— Start —

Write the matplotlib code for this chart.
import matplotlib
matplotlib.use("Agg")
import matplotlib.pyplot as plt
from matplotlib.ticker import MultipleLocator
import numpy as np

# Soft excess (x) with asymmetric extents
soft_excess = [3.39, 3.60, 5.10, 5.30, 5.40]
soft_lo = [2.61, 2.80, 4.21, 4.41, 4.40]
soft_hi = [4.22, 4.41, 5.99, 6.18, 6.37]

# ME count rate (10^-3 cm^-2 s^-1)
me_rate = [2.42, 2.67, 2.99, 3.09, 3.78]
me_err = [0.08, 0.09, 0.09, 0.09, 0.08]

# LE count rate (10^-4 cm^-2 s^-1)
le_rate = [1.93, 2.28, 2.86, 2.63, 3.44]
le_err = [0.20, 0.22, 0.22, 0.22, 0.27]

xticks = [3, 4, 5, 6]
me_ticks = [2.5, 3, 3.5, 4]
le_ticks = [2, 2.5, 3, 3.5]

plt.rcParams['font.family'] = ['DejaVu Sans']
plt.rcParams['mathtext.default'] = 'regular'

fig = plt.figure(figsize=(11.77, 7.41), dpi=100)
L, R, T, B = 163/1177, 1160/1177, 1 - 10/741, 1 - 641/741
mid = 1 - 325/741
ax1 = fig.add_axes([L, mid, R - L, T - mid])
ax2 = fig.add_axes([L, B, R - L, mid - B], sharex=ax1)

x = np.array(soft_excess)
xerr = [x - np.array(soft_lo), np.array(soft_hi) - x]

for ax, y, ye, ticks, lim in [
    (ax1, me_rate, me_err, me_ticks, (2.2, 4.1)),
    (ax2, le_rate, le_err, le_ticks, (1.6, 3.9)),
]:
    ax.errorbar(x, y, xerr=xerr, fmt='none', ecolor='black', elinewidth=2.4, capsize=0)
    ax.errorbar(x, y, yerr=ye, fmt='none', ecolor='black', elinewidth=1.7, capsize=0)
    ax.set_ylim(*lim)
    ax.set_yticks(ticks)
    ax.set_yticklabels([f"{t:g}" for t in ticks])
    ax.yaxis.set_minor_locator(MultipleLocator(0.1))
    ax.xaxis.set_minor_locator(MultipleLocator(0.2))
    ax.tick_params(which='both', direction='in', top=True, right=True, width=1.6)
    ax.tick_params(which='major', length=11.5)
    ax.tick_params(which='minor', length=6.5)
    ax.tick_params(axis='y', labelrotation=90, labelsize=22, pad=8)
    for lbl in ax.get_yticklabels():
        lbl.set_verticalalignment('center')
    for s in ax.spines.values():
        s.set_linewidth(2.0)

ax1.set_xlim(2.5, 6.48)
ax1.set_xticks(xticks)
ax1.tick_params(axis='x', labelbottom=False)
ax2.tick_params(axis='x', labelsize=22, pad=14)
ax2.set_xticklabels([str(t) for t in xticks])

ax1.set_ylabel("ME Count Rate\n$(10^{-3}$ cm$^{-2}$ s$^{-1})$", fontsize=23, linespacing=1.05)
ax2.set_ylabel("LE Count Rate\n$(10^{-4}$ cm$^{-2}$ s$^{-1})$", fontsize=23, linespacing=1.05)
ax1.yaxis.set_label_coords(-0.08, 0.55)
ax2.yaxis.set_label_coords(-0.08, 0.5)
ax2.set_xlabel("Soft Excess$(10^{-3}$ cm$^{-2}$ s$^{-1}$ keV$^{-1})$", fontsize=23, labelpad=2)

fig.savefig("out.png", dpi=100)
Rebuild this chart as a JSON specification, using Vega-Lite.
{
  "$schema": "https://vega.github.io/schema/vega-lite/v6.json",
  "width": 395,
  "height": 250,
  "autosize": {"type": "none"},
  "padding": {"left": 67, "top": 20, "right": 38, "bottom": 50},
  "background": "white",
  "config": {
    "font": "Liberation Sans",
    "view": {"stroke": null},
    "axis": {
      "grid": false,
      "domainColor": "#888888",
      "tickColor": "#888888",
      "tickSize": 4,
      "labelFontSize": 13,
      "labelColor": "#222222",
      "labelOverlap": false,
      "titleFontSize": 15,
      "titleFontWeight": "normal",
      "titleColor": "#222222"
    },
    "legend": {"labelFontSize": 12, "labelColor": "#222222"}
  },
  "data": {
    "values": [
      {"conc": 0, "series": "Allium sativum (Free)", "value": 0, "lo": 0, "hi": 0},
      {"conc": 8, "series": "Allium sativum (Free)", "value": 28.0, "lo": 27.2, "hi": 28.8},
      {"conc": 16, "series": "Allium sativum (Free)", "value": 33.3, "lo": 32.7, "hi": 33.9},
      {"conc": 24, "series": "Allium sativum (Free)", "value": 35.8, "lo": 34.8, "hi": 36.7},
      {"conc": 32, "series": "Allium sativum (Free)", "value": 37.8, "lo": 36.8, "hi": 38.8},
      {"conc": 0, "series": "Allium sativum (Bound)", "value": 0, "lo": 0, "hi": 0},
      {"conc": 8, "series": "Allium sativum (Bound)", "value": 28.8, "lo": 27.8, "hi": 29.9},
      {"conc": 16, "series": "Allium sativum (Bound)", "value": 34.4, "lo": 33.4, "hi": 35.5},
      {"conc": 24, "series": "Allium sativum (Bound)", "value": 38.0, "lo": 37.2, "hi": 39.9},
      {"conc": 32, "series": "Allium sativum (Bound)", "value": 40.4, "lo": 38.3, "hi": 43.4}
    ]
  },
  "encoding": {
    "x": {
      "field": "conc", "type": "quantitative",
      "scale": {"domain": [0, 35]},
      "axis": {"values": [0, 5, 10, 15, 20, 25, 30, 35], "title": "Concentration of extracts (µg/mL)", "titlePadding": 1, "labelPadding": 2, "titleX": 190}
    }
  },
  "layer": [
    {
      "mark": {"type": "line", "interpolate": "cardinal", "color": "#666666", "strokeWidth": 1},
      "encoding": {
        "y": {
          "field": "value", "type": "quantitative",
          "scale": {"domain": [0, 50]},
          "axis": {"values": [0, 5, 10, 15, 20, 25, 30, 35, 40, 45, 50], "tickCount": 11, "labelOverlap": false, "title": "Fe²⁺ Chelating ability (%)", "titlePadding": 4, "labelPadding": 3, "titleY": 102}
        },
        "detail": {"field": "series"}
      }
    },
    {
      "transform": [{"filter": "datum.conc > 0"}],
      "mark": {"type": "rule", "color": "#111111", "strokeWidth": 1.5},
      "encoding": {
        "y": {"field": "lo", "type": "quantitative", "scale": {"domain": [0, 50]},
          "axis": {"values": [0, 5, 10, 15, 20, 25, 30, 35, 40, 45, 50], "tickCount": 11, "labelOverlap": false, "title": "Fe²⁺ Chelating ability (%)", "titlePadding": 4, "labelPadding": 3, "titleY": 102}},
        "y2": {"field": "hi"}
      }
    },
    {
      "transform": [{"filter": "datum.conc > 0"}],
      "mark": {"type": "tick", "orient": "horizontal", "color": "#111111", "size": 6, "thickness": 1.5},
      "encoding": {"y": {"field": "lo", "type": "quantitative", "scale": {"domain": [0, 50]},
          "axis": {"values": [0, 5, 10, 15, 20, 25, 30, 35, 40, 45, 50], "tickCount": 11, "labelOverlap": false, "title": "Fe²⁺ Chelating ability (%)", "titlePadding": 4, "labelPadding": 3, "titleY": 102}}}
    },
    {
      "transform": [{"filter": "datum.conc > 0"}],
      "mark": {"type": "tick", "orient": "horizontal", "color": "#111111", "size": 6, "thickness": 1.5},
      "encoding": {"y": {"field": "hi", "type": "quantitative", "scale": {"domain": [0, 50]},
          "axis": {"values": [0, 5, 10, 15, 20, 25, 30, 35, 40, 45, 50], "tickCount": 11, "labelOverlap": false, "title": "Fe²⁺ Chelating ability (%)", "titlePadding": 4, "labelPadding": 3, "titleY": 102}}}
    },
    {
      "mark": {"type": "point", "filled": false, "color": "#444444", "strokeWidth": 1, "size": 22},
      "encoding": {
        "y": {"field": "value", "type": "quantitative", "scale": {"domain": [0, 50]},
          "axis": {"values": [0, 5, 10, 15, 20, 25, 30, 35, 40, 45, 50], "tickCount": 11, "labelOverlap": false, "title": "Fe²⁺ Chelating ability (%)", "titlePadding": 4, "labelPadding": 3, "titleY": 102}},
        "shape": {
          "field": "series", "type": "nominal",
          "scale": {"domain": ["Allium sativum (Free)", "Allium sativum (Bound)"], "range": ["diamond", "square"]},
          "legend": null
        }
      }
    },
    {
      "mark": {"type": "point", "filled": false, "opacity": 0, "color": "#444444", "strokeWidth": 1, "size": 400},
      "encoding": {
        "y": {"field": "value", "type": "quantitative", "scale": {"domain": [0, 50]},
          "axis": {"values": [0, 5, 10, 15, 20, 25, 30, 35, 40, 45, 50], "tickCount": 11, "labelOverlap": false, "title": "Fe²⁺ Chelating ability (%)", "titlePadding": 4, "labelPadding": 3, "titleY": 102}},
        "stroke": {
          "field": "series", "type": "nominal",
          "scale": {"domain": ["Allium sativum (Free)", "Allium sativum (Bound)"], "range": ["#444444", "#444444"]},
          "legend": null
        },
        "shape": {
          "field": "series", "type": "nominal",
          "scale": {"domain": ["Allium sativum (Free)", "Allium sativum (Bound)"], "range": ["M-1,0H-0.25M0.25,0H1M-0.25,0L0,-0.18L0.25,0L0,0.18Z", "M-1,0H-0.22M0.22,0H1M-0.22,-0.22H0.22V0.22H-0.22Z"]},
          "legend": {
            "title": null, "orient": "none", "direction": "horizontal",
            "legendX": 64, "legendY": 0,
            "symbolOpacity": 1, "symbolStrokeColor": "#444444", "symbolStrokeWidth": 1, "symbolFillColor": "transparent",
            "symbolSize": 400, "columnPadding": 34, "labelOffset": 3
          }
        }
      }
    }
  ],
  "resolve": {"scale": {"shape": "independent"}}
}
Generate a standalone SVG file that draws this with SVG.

— End —

• **What you need to do**:
Take the lines from the start of the records through the line holding "soft_hi = [4.22, 4.41, 5.99, 6.18, 6.37]", both included, and please print them exactly, with nothing else.

• **Task answer**:
Write the matplotlib code for this chart.
import matplotlib
matplotlib.use("Agg")
import matplotlib.pyplot as plt
from matplotlib.ticker import MultipleLocator
import numpy as np

# Soft excess (x) with asymmetric extents
soft_excess = [3.39, 3.60, 5.10, 5.30, 5.40]
soft_lo = [2.61, 2.80, 4.21, 4.41, 4.40]
soft_hi = [4.22, 4.41, 5.99, 6.18, 6.37]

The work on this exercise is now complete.